Charts and diagrams as code
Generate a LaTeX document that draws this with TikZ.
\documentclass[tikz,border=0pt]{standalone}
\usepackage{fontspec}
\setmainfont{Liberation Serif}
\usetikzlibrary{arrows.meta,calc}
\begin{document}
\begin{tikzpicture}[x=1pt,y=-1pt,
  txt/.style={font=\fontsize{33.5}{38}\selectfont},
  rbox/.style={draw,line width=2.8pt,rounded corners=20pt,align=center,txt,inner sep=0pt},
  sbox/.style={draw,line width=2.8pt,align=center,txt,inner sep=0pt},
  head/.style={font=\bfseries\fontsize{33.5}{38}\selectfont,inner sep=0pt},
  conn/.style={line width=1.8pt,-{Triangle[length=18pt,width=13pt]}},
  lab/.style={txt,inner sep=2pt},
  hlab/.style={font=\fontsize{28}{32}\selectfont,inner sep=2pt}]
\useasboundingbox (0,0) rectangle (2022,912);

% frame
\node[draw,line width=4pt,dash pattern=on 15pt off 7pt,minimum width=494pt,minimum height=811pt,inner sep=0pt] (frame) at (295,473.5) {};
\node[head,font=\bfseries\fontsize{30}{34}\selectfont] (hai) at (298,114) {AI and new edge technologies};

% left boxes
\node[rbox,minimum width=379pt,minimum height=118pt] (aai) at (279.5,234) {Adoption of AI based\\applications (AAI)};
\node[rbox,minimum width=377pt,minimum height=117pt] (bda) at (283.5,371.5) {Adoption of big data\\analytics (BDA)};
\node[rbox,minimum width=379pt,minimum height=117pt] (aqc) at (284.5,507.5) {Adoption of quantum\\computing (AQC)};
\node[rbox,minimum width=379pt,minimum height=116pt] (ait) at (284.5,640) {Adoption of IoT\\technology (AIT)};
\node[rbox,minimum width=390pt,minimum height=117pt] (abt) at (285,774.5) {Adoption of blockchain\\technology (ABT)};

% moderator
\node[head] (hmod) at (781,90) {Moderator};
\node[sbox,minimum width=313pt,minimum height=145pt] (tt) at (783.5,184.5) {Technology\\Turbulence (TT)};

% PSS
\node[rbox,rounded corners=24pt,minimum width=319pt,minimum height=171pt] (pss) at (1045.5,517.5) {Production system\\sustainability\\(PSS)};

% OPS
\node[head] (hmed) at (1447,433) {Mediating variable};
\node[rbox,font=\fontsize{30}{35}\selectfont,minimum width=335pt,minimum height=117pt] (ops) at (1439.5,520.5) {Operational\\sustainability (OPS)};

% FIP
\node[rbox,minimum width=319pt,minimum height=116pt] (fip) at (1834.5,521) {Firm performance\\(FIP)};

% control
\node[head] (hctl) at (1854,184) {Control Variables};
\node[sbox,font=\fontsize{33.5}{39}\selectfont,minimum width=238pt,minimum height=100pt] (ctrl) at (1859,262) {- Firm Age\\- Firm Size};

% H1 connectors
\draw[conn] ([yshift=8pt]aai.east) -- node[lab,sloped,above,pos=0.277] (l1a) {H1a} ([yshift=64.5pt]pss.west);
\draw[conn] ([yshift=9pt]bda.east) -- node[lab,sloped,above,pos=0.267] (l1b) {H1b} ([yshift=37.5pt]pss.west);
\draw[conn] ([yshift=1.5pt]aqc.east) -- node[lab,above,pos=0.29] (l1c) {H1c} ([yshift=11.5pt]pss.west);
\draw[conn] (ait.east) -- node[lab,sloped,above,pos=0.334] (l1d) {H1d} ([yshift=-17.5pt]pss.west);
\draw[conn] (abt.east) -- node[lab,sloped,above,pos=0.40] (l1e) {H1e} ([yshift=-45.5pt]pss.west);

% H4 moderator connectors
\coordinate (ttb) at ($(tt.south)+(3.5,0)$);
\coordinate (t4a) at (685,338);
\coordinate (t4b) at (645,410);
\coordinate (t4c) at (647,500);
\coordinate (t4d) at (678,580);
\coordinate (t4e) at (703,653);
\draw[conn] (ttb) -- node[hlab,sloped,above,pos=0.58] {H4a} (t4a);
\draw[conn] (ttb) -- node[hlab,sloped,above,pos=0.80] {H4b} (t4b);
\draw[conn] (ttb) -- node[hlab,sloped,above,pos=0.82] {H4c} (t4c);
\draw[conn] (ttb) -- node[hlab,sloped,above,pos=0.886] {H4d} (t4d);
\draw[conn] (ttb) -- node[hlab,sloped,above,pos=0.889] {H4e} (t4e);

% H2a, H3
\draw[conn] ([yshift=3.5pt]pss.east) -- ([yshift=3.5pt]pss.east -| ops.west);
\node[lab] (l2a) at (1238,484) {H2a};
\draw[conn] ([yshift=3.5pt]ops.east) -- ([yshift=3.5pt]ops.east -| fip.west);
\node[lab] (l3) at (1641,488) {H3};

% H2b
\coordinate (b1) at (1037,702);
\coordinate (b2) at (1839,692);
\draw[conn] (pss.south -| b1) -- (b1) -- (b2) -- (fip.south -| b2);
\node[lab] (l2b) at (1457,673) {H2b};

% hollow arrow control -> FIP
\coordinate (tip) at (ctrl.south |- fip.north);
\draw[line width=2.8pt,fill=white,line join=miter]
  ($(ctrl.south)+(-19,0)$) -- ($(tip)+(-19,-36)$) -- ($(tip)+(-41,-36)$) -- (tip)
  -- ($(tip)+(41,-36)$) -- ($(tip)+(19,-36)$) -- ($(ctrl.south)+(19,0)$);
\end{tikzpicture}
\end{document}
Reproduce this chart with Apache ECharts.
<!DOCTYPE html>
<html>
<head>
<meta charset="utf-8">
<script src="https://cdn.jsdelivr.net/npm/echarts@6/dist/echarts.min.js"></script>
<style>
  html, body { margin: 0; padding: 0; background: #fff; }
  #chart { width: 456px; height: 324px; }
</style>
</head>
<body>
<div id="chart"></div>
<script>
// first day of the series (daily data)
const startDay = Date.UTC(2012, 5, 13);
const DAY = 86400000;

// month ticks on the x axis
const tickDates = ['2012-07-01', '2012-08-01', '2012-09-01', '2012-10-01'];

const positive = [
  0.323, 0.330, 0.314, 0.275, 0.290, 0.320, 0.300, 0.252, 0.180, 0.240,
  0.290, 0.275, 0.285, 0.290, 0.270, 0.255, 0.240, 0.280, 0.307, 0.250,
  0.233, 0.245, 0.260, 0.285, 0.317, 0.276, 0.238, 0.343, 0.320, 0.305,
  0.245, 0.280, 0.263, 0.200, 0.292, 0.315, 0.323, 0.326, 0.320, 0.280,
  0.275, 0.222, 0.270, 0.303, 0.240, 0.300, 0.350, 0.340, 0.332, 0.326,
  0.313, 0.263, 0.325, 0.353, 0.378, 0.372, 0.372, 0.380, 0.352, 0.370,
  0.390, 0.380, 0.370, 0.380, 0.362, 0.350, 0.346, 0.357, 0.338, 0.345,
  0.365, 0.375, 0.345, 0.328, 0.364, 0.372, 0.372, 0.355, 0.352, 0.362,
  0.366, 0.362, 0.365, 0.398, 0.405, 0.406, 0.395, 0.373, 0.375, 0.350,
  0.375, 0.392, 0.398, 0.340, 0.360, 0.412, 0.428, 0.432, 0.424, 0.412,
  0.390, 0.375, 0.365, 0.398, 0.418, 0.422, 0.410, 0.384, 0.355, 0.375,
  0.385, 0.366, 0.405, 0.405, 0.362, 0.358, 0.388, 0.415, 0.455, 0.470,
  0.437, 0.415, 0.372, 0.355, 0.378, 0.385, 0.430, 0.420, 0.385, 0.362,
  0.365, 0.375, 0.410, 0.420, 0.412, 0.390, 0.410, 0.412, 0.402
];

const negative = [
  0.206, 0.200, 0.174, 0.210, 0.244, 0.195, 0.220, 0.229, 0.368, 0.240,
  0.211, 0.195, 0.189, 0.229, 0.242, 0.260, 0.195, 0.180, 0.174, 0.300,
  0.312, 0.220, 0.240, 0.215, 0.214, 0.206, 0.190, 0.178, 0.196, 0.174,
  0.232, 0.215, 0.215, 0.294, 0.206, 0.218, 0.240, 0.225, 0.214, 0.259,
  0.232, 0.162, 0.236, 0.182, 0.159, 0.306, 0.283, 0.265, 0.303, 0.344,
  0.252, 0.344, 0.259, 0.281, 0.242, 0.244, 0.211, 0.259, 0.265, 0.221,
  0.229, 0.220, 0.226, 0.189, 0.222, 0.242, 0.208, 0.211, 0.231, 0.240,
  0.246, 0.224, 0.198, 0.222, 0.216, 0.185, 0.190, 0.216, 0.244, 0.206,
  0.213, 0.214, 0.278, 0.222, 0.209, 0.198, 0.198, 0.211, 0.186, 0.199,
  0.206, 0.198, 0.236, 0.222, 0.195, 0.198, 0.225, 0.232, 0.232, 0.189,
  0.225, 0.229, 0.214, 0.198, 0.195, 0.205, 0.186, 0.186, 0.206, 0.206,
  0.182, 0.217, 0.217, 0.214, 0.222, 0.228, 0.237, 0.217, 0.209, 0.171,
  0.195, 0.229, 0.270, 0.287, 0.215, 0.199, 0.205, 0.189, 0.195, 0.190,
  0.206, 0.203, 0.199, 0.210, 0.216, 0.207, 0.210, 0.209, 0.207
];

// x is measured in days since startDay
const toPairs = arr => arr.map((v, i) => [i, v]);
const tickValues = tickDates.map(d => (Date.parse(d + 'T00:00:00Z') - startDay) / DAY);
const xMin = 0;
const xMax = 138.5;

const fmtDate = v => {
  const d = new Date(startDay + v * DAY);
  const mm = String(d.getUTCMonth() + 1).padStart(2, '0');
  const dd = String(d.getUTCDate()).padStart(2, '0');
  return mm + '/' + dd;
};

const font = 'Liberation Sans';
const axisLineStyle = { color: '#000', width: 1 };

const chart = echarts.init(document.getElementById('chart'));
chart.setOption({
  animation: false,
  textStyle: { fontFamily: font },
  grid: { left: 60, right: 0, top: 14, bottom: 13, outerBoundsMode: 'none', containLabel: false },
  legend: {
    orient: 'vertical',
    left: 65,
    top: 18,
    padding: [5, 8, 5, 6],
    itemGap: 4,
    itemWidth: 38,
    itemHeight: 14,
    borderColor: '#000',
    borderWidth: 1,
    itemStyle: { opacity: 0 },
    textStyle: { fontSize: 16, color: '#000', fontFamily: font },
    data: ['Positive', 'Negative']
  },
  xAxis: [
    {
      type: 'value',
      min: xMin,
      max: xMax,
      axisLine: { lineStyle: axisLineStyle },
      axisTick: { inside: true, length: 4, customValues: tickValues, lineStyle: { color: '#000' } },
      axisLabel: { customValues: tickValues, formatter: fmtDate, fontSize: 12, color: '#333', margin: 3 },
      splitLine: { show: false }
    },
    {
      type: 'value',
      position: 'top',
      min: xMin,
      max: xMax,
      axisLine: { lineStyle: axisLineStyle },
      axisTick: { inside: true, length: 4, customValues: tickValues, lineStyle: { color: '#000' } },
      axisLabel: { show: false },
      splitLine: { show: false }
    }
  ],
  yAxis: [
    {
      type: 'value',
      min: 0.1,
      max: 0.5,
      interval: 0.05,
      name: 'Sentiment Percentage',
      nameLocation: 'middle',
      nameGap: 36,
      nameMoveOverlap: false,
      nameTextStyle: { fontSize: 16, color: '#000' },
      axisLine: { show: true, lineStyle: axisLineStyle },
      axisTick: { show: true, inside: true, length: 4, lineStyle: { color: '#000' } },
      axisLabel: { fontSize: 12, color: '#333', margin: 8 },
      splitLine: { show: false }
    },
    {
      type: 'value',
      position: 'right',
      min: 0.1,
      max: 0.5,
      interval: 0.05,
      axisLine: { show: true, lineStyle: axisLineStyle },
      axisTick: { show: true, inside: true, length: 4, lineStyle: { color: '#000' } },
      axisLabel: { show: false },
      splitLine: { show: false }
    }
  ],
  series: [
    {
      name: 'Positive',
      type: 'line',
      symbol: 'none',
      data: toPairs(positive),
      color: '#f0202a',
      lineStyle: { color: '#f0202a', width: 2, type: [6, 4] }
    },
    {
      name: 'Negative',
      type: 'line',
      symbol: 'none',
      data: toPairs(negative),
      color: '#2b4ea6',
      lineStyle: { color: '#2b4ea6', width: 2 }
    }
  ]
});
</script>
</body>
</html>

### Exercise task
Copy, please, exactly the lines that start at the first line of the data and end at the line containing "width=319pt,minimum height=116pt] (fip)", both kept and no others.

### Solution to the exercise
Generate a LaTeX document that draws this with TikZ.
\documentclass[tikz,border=0pt]{standalone}
\usepackage{fontspec}
\setmainfont{Liberation Serif}
\usetikzlibrary{arrows.meta,calc}
\begin{document}
\begin{tikzpicture}[x=1pt,y=-1pt,
  txt/.style={font=\fontsize{33.5}{38}\selectfont},
  rbox/.style={draw,line width=2.8pt,rounded corners=20pt,align=center,txt,inner sep=0pt},
  sbox/.style={draw,line width=2.8pt,align=center,txt,inner sep=0pt},
  head/.style={font=\bfseries\fontsize{33.5}{38}\selectfont,inner sep=0pt},
  conn/.style={line width=1.8pt,-{Triangle[length=18pt,width=13pt]}},
  lab/.style={txt,inner sep=2pt},
  hlab/.style={font=\fontsize{28}{32}\selectfont,inner sep=2pt}]
\useasboundingbox (0,0) rectangle (2022,912);

% frame
\node[draw,line width=4pt,dash pattern=on 15pt off 7pt,minimum width=494pt,minimum height=811pt,inner sep=0pt] (frame) at (295,473.5) {};
\node[head,font=\bfseries\fontsize{30}{34}\selectfont] (hai) at (298,114) {AI and new edge technologies};

% left boxes
\node[rbox,minimum width=379pt,minimum height=118pt] (aai) at (279.5,234) {Adoption of AI based\\applications (AAI)};
\node[rbox,minimum width=377pt,minimum height=117pt] (bda) at (283.5,371.5) {Adoption of big data\\analytics (BDA)};
\node[rbox,minimum width=379pt,minimum height=117pt] (aqc) at (284.5,507.5) {Adoption of quantum\\computing (AQC)};
\node[rbox,minimum width=379pt,minimum height=116pt] (ait) at (284.5,640) {Adoption of IoT\\technology (AIT)};
\node[rbox,minimum width=390pt,minimum height=117pt] (abt) at (285,774.5) {Adoption of blockchain\\technology (ABT)};

% moderator
\node[head] (hmod) at (781,90) {Moderator};
\node[sbox,minimum width=313pt,minimum height=145pt] (tt) at (783.5,184.5) {Technology\\Turbulence (TT)};

% PSS
\node[rbox,rounded corners=24pt,minimum width=319pt,minimum height=171pt] (pss) at (1045.5,517.5) {Production system\\sustainability\\(PSS)};

% OPS
\node[head] (hmed) at (1447,433) {Mediating variable};
\node[rbox,font=\fontsize{30}{35}\selectfont,minimum width=335pt,minimum height=117pt] (ops) at (1439.5,520.5) {Operational\\sustainability (OPS)};

% FIP
\node[rbox,minimum width=319pt,minimum height=116pt] (fip) at (1834.5,521) {Firm performance\\(FIP)};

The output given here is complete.